Go through the entries below, tally each line with the string "script", and give the final number by itself.

Extracted entries |
================================

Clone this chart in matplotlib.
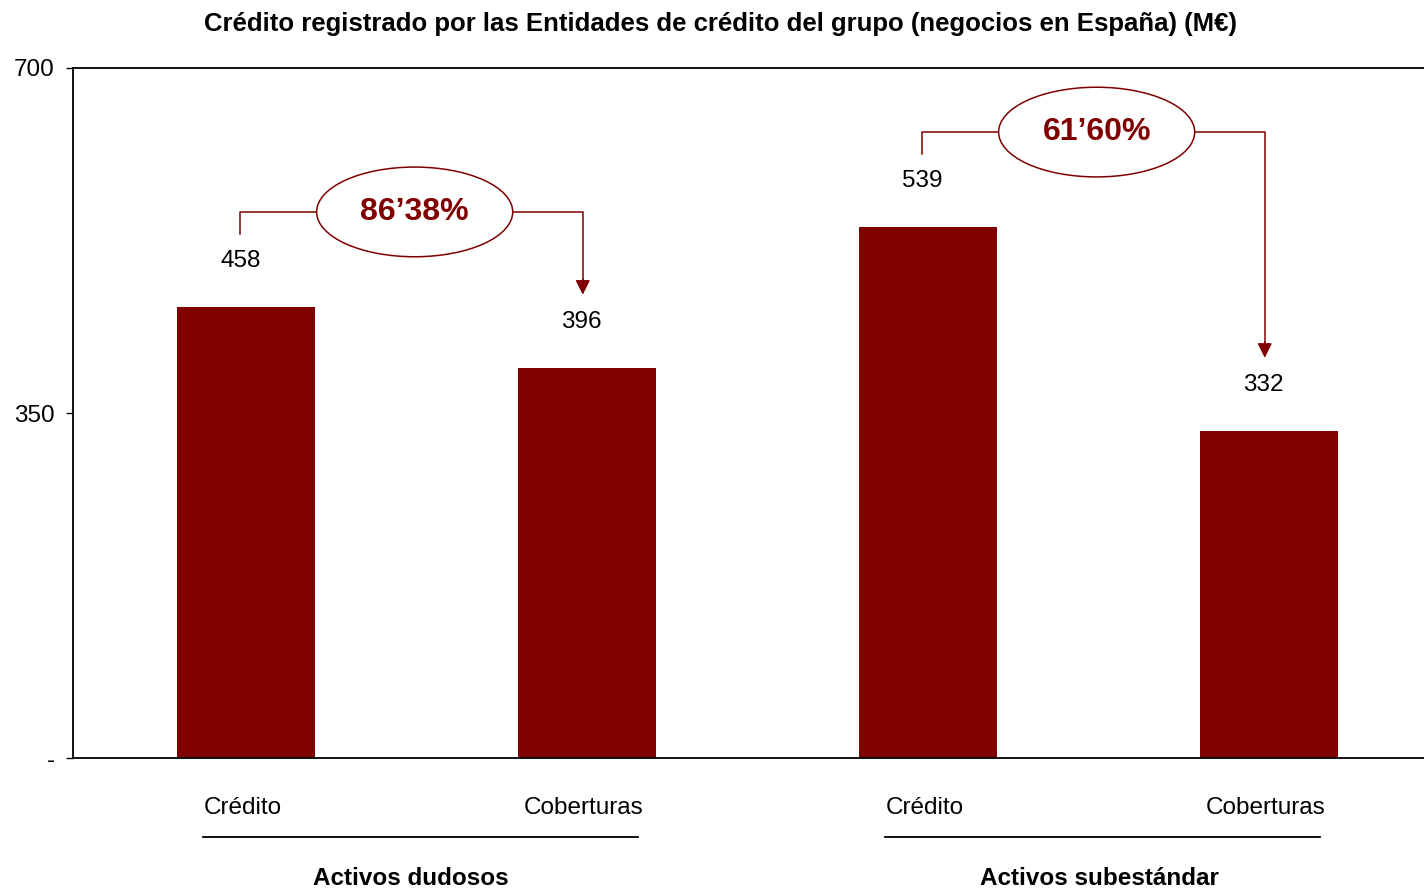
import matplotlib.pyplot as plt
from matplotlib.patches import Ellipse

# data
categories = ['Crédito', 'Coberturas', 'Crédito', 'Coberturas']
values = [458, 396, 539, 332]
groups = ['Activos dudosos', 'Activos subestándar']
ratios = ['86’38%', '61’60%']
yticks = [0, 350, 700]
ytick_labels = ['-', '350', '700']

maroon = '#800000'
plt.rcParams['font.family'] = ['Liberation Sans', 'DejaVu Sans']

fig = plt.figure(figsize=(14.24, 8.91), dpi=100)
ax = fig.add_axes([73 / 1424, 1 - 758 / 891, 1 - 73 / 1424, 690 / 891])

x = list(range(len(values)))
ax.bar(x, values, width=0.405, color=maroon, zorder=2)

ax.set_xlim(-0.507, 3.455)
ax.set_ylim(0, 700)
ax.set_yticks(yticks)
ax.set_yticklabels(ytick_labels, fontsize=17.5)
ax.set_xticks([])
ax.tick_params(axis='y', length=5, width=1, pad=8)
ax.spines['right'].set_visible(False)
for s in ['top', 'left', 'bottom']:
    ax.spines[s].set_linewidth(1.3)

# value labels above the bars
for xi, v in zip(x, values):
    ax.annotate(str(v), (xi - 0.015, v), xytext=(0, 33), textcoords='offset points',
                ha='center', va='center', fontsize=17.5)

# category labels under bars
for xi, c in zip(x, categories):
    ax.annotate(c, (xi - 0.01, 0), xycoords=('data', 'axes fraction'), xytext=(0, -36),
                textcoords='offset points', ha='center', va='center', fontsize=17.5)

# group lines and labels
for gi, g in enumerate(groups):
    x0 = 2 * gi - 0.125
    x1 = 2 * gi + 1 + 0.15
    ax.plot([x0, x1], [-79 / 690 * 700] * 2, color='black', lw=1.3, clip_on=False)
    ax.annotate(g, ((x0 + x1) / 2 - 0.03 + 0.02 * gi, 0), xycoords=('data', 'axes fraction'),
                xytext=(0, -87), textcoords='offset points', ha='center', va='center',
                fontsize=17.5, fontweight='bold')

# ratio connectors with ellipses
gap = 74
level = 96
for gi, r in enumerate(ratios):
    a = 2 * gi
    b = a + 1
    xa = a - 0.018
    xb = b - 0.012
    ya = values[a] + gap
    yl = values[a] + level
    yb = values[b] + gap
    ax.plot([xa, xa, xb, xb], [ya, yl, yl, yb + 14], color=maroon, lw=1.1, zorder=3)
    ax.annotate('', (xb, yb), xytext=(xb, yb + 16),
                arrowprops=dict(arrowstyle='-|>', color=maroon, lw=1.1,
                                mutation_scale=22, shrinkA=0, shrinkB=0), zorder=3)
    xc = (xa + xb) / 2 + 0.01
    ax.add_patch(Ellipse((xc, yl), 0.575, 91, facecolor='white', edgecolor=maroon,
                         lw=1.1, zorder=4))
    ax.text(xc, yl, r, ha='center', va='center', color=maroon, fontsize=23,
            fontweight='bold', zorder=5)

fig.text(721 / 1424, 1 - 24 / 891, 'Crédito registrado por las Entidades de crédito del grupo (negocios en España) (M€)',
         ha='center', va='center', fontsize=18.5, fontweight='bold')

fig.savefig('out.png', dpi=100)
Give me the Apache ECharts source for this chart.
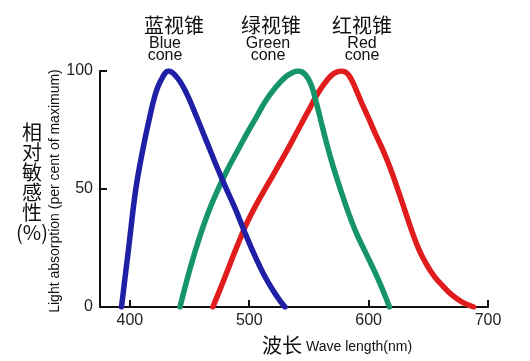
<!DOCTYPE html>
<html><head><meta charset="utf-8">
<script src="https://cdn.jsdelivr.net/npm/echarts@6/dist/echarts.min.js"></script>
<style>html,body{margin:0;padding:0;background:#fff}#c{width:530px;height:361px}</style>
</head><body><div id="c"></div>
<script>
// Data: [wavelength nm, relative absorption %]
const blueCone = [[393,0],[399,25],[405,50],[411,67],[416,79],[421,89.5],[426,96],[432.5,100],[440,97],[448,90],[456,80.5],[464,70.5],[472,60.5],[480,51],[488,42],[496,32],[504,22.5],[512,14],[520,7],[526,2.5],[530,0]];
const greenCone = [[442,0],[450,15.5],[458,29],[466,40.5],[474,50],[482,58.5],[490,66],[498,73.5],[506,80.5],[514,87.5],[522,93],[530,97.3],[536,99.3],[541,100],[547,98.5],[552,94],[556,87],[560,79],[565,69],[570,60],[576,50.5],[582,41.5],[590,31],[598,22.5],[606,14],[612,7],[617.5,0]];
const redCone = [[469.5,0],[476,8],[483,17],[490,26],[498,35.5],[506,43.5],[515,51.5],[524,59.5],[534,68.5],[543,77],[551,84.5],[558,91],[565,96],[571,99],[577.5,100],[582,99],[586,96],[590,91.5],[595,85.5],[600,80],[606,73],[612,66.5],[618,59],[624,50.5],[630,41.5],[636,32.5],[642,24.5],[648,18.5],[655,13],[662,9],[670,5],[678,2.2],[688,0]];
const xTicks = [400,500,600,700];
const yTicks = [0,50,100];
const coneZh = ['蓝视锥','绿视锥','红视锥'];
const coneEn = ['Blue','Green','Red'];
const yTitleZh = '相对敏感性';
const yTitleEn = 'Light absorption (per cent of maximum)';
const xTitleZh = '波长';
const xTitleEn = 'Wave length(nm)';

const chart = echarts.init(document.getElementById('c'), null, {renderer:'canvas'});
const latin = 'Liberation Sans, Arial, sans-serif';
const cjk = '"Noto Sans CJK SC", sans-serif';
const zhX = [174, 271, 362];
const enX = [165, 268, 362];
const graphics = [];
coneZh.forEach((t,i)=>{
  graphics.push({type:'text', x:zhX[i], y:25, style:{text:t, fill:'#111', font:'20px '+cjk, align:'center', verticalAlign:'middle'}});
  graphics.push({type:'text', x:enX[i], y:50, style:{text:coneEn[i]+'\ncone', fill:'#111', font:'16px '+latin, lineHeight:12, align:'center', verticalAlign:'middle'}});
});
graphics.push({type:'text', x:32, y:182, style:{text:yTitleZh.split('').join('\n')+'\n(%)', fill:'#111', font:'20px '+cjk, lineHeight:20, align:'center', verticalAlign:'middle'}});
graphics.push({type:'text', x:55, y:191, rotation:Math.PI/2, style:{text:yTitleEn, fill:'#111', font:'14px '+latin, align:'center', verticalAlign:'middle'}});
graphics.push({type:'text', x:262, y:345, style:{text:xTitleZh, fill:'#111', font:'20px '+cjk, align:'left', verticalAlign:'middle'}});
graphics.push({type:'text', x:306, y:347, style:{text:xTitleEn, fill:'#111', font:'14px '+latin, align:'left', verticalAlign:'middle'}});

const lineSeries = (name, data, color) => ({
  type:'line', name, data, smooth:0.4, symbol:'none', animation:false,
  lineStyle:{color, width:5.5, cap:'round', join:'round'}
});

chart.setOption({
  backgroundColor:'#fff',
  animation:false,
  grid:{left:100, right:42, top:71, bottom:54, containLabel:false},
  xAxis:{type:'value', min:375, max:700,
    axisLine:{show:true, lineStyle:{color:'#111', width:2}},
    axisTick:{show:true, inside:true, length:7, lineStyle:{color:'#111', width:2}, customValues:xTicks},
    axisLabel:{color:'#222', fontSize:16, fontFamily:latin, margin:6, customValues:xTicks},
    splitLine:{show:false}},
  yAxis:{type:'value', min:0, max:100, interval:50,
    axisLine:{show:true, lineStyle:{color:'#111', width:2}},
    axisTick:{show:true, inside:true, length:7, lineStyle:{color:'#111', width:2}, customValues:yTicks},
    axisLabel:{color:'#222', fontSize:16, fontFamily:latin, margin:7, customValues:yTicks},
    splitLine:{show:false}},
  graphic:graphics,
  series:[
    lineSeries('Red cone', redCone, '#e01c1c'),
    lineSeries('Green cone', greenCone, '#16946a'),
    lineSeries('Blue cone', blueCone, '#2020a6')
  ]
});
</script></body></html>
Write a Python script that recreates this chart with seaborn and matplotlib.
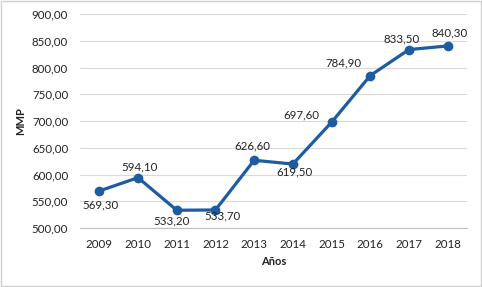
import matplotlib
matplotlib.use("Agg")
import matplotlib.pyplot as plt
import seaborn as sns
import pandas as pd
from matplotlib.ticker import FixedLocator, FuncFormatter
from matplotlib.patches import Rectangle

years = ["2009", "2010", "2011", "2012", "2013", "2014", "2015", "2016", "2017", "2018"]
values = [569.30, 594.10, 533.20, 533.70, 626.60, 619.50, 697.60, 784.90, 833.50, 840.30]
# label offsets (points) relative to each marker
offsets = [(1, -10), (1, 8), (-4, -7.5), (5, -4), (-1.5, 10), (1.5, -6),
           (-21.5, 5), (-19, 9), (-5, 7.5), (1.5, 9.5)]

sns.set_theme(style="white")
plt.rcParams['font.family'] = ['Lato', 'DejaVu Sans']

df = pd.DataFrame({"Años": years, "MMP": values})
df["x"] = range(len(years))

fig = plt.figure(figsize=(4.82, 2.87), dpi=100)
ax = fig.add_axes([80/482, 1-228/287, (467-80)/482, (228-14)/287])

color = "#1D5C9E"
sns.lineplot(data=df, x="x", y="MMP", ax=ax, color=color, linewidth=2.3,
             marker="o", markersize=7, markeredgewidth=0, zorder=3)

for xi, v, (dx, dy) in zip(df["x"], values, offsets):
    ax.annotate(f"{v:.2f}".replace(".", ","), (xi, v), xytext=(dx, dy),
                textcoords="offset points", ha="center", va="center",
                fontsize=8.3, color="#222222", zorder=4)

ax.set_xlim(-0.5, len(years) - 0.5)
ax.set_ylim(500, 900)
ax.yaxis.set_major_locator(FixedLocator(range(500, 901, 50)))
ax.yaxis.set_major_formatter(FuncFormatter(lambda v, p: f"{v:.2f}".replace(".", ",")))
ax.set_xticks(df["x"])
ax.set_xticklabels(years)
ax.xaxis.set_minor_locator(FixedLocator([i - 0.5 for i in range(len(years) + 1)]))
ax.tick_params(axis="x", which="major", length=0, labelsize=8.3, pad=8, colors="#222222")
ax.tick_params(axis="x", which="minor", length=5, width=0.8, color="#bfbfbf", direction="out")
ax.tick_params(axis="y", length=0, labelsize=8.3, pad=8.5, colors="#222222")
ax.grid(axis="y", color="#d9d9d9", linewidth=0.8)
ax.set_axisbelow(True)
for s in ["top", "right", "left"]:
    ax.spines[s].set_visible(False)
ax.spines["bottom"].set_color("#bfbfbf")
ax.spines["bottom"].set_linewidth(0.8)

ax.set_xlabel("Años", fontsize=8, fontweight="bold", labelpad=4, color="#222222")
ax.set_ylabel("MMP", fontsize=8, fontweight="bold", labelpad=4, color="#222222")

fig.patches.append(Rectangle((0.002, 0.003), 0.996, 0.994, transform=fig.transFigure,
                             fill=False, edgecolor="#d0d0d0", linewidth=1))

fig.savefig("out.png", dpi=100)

================================

Exercise response | 4